» What this task involves: From the records below, extract only the lines running from the line with "Convert this chart to Plotly code." to the line with "27.00, 30.95, 33.25, 31.70, 28.40, 25.47, 27.00, 28.55, 28.88]", both lines included, reproducing them exactly.

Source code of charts
━━━━

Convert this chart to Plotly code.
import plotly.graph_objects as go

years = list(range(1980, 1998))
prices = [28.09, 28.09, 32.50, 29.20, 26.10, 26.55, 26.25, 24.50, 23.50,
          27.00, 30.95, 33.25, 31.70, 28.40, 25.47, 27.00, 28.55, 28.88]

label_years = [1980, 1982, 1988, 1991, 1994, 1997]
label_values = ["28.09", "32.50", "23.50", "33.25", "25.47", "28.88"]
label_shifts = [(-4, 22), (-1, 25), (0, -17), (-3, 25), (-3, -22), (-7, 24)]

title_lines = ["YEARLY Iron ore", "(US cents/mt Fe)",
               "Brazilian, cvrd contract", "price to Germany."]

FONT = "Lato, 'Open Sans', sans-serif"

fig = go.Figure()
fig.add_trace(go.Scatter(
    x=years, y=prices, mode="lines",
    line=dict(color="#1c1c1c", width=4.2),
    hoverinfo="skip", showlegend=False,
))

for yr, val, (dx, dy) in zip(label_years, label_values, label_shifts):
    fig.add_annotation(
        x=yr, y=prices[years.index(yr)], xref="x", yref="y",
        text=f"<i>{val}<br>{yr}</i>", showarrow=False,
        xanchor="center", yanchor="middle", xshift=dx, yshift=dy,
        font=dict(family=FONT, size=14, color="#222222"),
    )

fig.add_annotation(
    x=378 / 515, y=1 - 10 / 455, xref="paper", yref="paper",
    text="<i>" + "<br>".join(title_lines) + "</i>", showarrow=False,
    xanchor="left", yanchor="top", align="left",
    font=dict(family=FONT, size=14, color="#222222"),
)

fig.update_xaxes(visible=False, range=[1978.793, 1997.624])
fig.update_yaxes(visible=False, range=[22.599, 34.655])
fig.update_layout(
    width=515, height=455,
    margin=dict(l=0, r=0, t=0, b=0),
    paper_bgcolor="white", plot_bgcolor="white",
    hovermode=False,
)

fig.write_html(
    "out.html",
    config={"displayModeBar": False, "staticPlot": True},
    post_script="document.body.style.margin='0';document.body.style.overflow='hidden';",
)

━━━━

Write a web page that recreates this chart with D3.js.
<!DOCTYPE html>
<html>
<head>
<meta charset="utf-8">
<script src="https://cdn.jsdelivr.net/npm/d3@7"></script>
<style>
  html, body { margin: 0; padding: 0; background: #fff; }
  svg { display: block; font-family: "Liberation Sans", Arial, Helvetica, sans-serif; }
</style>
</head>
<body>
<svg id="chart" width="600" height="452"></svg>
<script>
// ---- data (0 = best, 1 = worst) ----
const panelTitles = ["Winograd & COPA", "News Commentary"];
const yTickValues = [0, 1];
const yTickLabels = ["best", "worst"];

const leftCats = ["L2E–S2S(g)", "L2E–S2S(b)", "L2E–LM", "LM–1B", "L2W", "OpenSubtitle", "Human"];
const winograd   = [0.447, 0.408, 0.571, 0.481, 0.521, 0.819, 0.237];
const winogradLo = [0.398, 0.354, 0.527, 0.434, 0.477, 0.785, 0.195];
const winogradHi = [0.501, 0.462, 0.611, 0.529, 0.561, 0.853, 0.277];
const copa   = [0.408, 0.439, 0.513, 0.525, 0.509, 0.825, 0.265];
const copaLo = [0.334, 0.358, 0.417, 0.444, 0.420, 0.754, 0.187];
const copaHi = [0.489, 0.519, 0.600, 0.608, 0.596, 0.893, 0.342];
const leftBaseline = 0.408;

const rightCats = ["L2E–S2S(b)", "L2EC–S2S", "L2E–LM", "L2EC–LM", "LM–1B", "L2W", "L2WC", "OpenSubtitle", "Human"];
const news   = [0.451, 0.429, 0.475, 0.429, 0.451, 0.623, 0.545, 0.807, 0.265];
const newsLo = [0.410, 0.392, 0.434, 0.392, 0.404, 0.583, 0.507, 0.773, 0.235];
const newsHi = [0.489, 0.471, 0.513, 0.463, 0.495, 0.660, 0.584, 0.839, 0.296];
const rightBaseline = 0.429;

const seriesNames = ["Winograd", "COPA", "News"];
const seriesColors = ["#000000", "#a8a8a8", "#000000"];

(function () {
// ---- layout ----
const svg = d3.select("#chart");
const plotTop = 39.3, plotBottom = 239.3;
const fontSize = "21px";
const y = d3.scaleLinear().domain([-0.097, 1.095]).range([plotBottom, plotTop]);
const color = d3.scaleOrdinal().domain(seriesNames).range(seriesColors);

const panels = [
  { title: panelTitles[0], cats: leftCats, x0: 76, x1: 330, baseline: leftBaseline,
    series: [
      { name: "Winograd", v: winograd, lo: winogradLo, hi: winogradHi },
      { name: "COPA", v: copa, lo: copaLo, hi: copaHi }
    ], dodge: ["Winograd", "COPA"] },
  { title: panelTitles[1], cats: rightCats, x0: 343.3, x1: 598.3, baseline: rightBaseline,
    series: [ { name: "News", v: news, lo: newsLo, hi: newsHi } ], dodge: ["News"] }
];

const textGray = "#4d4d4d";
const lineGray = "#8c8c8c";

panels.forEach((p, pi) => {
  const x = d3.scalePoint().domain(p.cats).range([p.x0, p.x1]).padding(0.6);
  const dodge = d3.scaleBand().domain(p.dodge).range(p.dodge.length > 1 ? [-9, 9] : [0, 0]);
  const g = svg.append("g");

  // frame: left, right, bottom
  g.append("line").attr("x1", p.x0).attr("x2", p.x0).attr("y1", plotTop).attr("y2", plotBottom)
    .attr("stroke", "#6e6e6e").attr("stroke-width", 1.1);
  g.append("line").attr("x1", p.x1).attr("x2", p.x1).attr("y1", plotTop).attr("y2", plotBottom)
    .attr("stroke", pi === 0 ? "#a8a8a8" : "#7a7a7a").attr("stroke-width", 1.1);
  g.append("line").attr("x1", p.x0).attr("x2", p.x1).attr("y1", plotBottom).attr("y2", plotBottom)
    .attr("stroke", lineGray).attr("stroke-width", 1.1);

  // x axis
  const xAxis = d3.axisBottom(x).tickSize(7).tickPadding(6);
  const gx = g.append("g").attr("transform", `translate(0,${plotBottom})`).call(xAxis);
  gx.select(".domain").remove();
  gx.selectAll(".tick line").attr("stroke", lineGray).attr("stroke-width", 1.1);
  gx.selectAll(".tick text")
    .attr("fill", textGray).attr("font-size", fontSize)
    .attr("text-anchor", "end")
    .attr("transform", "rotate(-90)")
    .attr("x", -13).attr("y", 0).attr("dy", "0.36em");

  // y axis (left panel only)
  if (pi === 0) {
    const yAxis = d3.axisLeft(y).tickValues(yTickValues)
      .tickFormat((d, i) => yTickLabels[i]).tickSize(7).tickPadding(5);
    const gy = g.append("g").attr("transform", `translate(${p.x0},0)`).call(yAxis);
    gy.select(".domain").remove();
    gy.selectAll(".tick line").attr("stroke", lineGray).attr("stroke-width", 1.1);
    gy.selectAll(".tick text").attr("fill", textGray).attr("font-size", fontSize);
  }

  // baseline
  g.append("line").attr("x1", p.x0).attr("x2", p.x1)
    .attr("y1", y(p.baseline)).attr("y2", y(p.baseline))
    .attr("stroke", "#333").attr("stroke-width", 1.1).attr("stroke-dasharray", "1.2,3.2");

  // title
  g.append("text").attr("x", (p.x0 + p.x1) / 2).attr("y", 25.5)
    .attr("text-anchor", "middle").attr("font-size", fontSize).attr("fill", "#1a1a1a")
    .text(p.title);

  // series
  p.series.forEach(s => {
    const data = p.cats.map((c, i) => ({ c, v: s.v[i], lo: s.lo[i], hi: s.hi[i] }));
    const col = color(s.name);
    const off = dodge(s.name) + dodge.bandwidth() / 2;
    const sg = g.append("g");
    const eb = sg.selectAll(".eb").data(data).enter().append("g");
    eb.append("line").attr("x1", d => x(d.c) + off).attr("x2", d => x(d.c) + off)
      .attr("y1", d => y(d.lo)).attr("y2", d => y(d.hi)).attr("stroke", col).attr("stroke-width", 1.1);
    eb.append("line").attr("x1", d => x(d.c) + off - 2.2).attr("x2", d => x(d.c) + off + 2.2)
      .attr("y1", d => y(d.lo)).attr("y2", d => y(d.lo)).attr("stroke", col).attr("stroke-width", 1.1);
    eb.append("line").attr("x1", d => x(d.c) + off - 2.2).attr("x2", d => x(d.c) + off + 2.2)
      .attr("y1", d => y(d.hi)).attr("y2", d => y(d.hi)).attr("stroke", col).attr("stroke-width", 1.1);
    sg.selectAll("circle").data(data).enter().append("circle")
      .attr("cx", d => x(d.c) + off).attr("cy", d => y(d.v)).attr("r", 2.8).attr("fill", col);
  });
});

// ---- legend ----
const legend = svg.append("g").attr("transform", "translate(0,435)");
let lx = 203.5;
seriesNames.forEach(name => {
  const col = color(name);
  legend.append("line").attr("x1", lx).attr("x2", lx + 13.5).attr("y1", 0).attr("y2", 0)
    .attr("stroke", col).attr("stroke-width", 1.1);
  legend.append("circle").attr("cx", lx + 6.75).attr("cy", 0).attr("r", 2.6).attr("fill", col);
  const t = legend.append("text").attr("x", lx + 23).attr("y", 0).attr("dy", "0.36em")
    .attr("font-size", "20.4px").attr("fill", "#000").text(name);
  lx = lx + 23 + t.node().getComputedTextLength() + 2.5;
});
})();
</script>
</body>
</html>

━━━━

» Worked solution:
Convert this chart to Plotly code.
import plotly.graph_objects as go

years = list(range(1980, 1998))
prices = [28.09, 28.09, 32.50, 29.20, 26.10, 26.55, 26.25, 24.50, 23.50,
          27.00, 30.95, 33.25, 31.70, 28.40, 25.47, 27.00, 28.55, 28.88]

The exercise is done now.